[STATED EXERCISE]: In the listing that follows, retype every line from the first through the one containing "import * as". Pictures are to be left out.

--- Start of DATA LINES ---

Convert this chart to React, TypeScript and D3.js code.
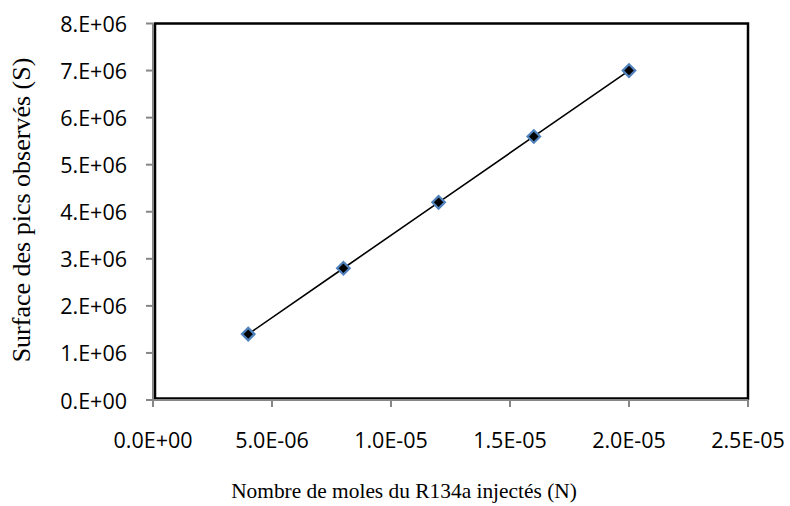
import React from "react";
import * as d3 from "d3";

// Calibration points: injected moles (N) vs. observed peak area (S)
const molesN = [4e-6, 8e-6, 1.2e-5, 1.6e-5, 2e-5];
const surfaceS = [1.4e6, 2.8e6, 4.2e6, 5.6e6, 7.0e6];

const xTicks = [0, 5e-6, 1e-5, 1.5e-5, 2e-5, 2.5e-5];
const xTickLabels = ["0.0E+00", "5.0E-06", "1.0E-05", "1.5E-05", "2.0E-05", "2.5E-05"];
const yTicks = [0, 1e6, 2e6, 3e6, 4e6, 5e6, 6e6, 7e6, 8e6];
const yTickLabels = ["0.E+00", "1.E+06", "2.E+06", "3.E+06", "4.E+06", "5.E+06", "6.E+06", "7.E+06", "8.E+06"];

const xTitle = "Nombre de moles du R134a injectés (N)";
const yTitle = "Surface des pics observés (S)";

const W = 790;
const H = 506;
const left = 153;
const right = 748;
const top = 23.5;
const bottom = 400;

export default function App() {
  const x = d3.scaleLinear().domain([0, 2.5e-5]).range([left, right]);
  const y = d3.scaleLinear().domain([0, 8e6]).range([bottom, top]);

  const pts: [number, number][] = molesN.map((n, i) => [n, surfaceS[i]]);
  const line = d3
    .line<[number, number]>()
    .x((d) => x(d[0]))
    .y((d) => y(d[1]));
  const diamond = d3.symbol().type(d3.symbolDiamond2).size(100)();

  const tickFont = "'Open Sans', sans-serif";
  const titleFont = "'Liberation Serif', 'Times New Roman', serif";

  return (
    <svg
      width={W}
      height={H}
      style={{ position: "absolute", left: 0, top: 0, background: "#fff" }}
    >
      {/* plot area frame */}
      <rect
        x={left + 2}
        y={top}
        width={right - left - 2}
        height={bottom - top - 1.5}
        fill="none"
        stroke="#000"
        strokeWidth={2.5}
      />
      {/* value axis */}
      <line x1={left} x2={left} y1={top} y2={bottom + 1} stroke="#868686" strokeWidth={2} />
      {yTicks.map((t, i) => (
        <g key={"y" + i}>
          <line x1={left - 7} x2={left} y1={y(t)} y2={y(t)} stroke="#868686" strokeWidth={2} />
          <text
            x={127}
            y={y(t)}
            textAnchor="end"
            dominantBaseline="central"
            fontFamily={tickFont}
            fontSize={21.5}
            fill="#000"
          >
            {yTickLabels[i]}
          </text>
        </g>
      ))}
      {/* category axis */}
      <line x1={left - 1} x2={right} y1={bottom} y2={bottom} stroke="#868686" strokeWidth={2} />
      {xTicks.map((t, i) => (
        <g key={"x" + i}>
          <line x1={x(t)} x2={x(t)} y1={bottom} y2={bottom + 7} stroke="#868686" strokeWidth={2} />
          <text
            x={x(t)}
            y={448}
            textAnchor="middle"
            fontFamily={tickFont}
            fontSize={21.5}
            fill="#000"
          >
            {xTickLabels[i]}
          </text>
        </g>
      ))}
      {/* series line and markers */}
      <path d={line(pts) || ""} fill="none" stroke="#000" strokeWidth={1.6} />
      {pts.map((p, i) => (
        <path
          key={"m" + i}
          d={diamond || ""}
          transform={`translate(${x(p[0])},${y(p[1])})`}
          fill="#000"
          stroke="#4F81BD"
          strokeWidth={2.2}
        />
      ))}
      {/* axis titles */}
      <text
        x={404}
        y={498}
        textAnchor="middle"
        fontFamily={titleFont}
        fontSize={21.4}
        fill="#000"
      >
        {xTitle}
      </text>
      <text
        transform={`translate(30,210) rotate(-90)`}
        textAnchor="middle"
        fontFamily={titleFont}
        fontSize={26}
        fill="#000"
      >
        {yTitle}
      </text>
    </svg>
  );
}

--- End of DATA LINES ---

[EXPECTED ANSWER]:
Convert this chart to React, TypeScript and D3.js code.
import React from "react";
import * as d3 from "d3";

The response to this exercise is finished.